At the panel, organized by the American Constitution Society, Vice President and General Counsel Lisa Brown noted that the increased focus on sexual assault on college campuses requires constant evaluation by universities to stay up to date on new regulations.

“Along with Student Affairs, Health Education, [Institutional Diversity, Equity and Affirmative Action], student leaders and many others at Georgetown who are dedicated to preventing and responding to cases of sexual assault in our community, we are constantly evaluating our policies, procedures, and resources to ensure they are fair to all parties involved, consistent with the law and true to our values,” Brown said to The Hoya. “Keeping up with new laws, guidance documents and agreements — as well as best practices from other institutions and experts in the field — is an important way that Georgetown does this work.”

A March 13 article published by the Washington Examiner called the conversation a criticism of federal policies, which Brown said mischaracterized the tone of the discussion. Brown maintained that the purpose of the meeting was to review changes in sexual assault policy, and that the tone of the conversation was not as negative as the Washington Examiner described.

“The resulting story in the Washington Examiner … was taken quite out of context, as I was not lamenting new rules on this important issue,” Brown said.

The federal government introduced new legislation in the Senate this month that would increase university accountability in sexual assault cases. Titled the Campus Safety and Accountability Act, the proposed bill would raise penalties for universities in violation of Title IX, provide more resources for survivors, require more transparency in disciplinary procedures and distribute campus climate surveys.

This past year has seen a slew of reform bills responding to sexual assault on college campuses.
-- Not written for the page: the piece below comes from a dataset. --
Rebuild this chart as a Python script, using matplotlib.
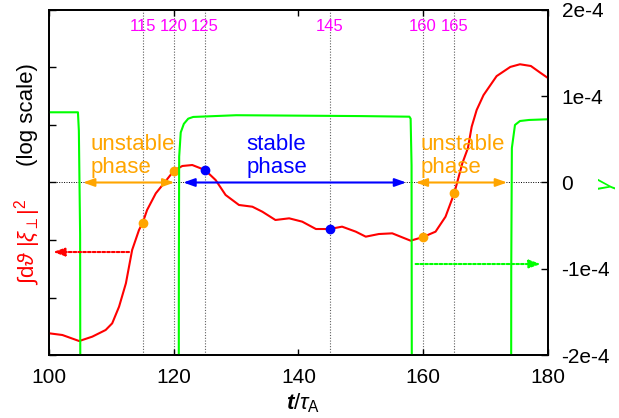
import numpy as np
import matplotlib
matplotlib.use("Agg")
import matplotlib.pyplot as plt

plt.rcParams['font.family'] = ['Liberation Sans', 'DejaVu Sans']
plt.rcParams['mathtext.fontset'] = 'custom'
plt.rcParams['mathtext.rm'] = 'Liberation Sans'
plt.rcParams['mathtext.it'] = 'Liberation Sans:italic'
plt.rcParams['mathtext.bf'] = 'Liberation Sans:bold:italic'

# ---- data ----
# red curve: integral of |xi_perp|^2 (log scale; stored as log10 of arbitrary units)
red_t = [100.0, 102.1, 104.8, 106.9, 109.05, 110.1, 111.2, 112.3, 113.3, 114.4, 115.0,
         115.7, 117.1, 118.4, 120.0, 121.35, 122.95, 125.0, 126.7, 128.3, 130.45, 132.6,
         134.2, 136.3, 138.5, 140.6, 142.8, 145.0, 147.0, 149.2, 150.8, 152.9, 155.05,
         158.0, 160.0, 162.0, 163.6, 165.0, 166.3, 167.2, 167.8, 168.6, 169.7, 171.8,
         174.0, 175.55, 177.3, 178.8, 180.0]
red_log = [0.377, 0.348, 0.243, 0.319, 0.435, 0.551, 0.840, 1.247, 1.826, 2.174, 2.301,
           2.522, 2.812, 2.986, 3.205, 3.287, 3.304, 3.217, 3.043, 2.783, 2.609, 2.579,
           2.492, 2.348, 2.377, 2.319, 2.191, 2.191, 2.232, 2.145, 2.058, 2.104, 2.116,
           1.988, 2.052, 2.145, 2.405, 2.812, 3.334, 3.60, 3.97, 4.261, 4.52, 4.85,
           5.01, 5.056, 5.026, 4.91, 4.82]

# green curve: growth rate gamma (units of 1e-4)
gam_t = [100, 104.6, 104.75, 104.95, 105.05, 120.75, 120.8, 120.85, 121.1, 121.6, 122.3,
         123.1, 130, 140, 150, 157.8, 158.0, 158.15, 158.25, 174.1, 174.15, 174.25,
         174.75, 175.55, 177, 180]
gam = [0.814, 0.814, 0.60, -0.60, -6, -6, -1.0, 0.30, 0.58, 0.68, 0.74, 0.76, 0.78,
       0.775, 0.77, 0.763, 0.74, 0.2, -6, -6, -1.0, 0.40, 0.667, 0.713, 0.725, 0.733]

vlines = [115, 120, 125, 145, 160, 165]
mark_t = [115, 120, 125, 145, 160, 165]
mark_c = ['#ffa500', '#ffa500', '#0000ff', '#0000ff', '#ffa500', '#ffa500']

xticks = [100, 120, 140, 160, 180]
rticks = [2e-4, 1e-4, 0, -1e-4, -2e-4]
rtick_labels = ['2e-4', '1e-4', '0', '-1e-4', '-2e-4']

# ---- figure ----
fig = plt.figure(figsize=(6.19, 4.18), dpi=100)
ax = fig.add_axes([0.0796, 0.1507, 0.8052, 0.8254])
ax2 = ax.twinx()

red_vals = 10 ** np.array(red_log)
ax.plot(red_t, red_vals, color='#ff0000', lw=1.5, zorder=3, solid_joinstyle='round')
mvals = 10 ** np.interp(mark_t, red_t, red_log)
for t, v, c in zip(mark_t, mvals, mark_c):
    ax.plot([t], [v], 'o', color=c, ms=6, zorder=4)
ax.set_yscale('log')
ax.set_ylim(1, 1e6)
ax.set_xlim(100, 180)
ax.set_yticks([10 ** k for k in range(0, 7)])
ax.yaxis.set_minor_locator(matplotlib.ticker.NullLocator())
ax.set_yticklabels([])
ax.tick_params(axis='y', which='both', direction='in', length=5, width=1, left=True, right=False)
ax.set_xticks(xticks)
ax.tick_params(axis='x', direction='in', length=4, width=1, top=True, bottom=True,
               labelsize=15, pad=9)

for v in vlines:
    ax.axvline(v, color='#606060', lw=0.8, ls=(0, (1, 1.5)), zorder=1)
    ax.text(v, 0.951, str(v), transform=ax.get_xaxis_transform(), color='#ff00ff',
            fontsize=12, ha='center', va='center')

ax2.plot(gam_t, np.array(gam) * 1e-4, color='#00ff00', lw=1.5, zorder=2)
ax2.set_ylim(-2e-4, 2e-4)
ax2.set_yticks(rticks)
ax2.set_yticklabels(rtick_labels)
ax2.tick_params(axis='y', direction='in', length=5, width=1, labelsize=15, pad=10)
ax2.axhline(0, color='black', lw=0.7, ls=(0, (1, 1.5)), zorder=1)

for sp in list(ax.spines.values()) + list(ax2.spines.values()):
    sp.set_linewidth(1.3)

HEAD = ',head_length=0.45,head_width=0.16'

# phase arrows
def darrow(x0, x1, y, color):
    ax2.annotate('', xy=(x1, y), xytext=(x0, y),
                 arrowprops=dict(arrowstyle='<|-|>' + HEAD,
                                 color=color, lw=1.5, mutation_scale=15,
                                 shrinkA=0, shrinkB=0), zorder=5)

darrow(105.4, 120.1, 0, '#ffa500')
darrow(121.5, 157.3, 0, '#0000ff')
darrow(158.8, 173.5, 0, '#ffa500')

def dotarrow(x0, x1, y, color):
    ax2.annotate('', xy=(x1, y), xytext=(x0, y),
                 arrowprops=dict(arrowstyle='-|>' + HEAD,
                                 color=color, lw=1.5, ls=(0, (1.3, 1.0)), mutation_scale=15,
                                 shrinkA=0, shrinkB=0), zorder=5)

dotarrow(112.8, 100.6, -0.806e-4, '#ff0000')
dotarrow(158.8, 178.9, -0.945e-4, '#00ff00')

# phase labels
for x, c, w1 in [(106.64, '#ffa500', 'unstable'), (131.7, '#0000ff', 'stable'),
                 (159.6, '#ffa500', 'unstable')]:
    ax2.text(x, 0.377e-4, w1, color=c, fontsize=16, ha='left', va='baseline')
    ax2.text(x, 0.107e-4, 'phase', color=c, fontsize=16, ha='left', va='baseline')

# axis labels
fig.text(0.045, 0.727, '(log scale)', rotation=90, fontsize=16, ha='center', va='center')
fig.text(0.045, 0.421, r'$\int\mathrm{d}\vartheta\ |\xi_\perp|^2$', rotation=90,
         fontsize=16, color='#ff0000', ha='center', va='center')
fig.text(0.982, 0.56, r'$\gamma$', rotation=90, fontsize=16, color='#00ff00',
         ha='center', va='center')
fig.text(0.49, 0.02, r'$\mathbf{t}/\tau_\mathrm{A}$', fontsize=16, ha='center',
         va='baseline')

fig.savefig('out.png', dpi=100)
In January 2014, President Obama formed a White House task force to head federal efforts to prevent and respond to sexual assaults on college campuses, and in September 2014, the White House and Center for American Progress’ Generation Progress launched a public awareness campaign against sexual assault called “It’s On Us” that aims to involve student leaders at Georgetown and at nearly 200 other universities in campaign efforts.

Following these efforts, Georgetown added an alcohol amnesty clause in cases of sexual assault and launched the webpage with information and resources on sexual assault in February 2014 and reformed sexual assault policy in September 2014, reducing the number of individuals involved in sexual misconduct hearings and hiring outside investigators to look into complaints prior to the hearings. Previously, sexual assault hearings were handled in the same way as other breach of conduct hearings.

While the Examiner article claimed that these various federal policies reflect a bias against the accused, Sexual Assault and Health Issues Coordinator Jen Schweer said she believes survivor-centered sexual assault policies are not biased but critical in order to change the culture around sexual assault.

“I think the recent national dialogue and attention to the issue of sexual assault through laws and policy has allowed all of our communities to understand the importance of environments that are survivor centered,” Schweer said. “I don’t believe at all that survivor-centered means biased.”

Schweer added that more sexual assault policy should address the amount of sexual assault crimes that go unreported.

“Sexual assault is one of the most underreported crimes. It’s absolutely critical that we change the conversation to provide access to systems to those who want to use it as part of their healing,” Schweer said.

Georgetown University Student Association Secretary of Student Health and Safety Nora West (SFS ’15) said that the changing policies still leave a continued presence of bias against the survivor.

“Even with these new rules there is still a bias against survivors,” West said. “People are just reacting to the fact that there has been an upswing in cases due to the increased awareness around the issue. For the first time, perpetrators are being held accountable, and only sometimes, realistically. Let’s not pretend the system is biased against them.”

At Georgetown, 12 cases of sexual assault have been heard since 2012. Six people were found not responsible and six people were found responsible. Of those six found responsible, three were expelled and three were suspended. The Department of Justice says that two to eight percent of sexual assault accusations are false, which is about the same as those of other crimes.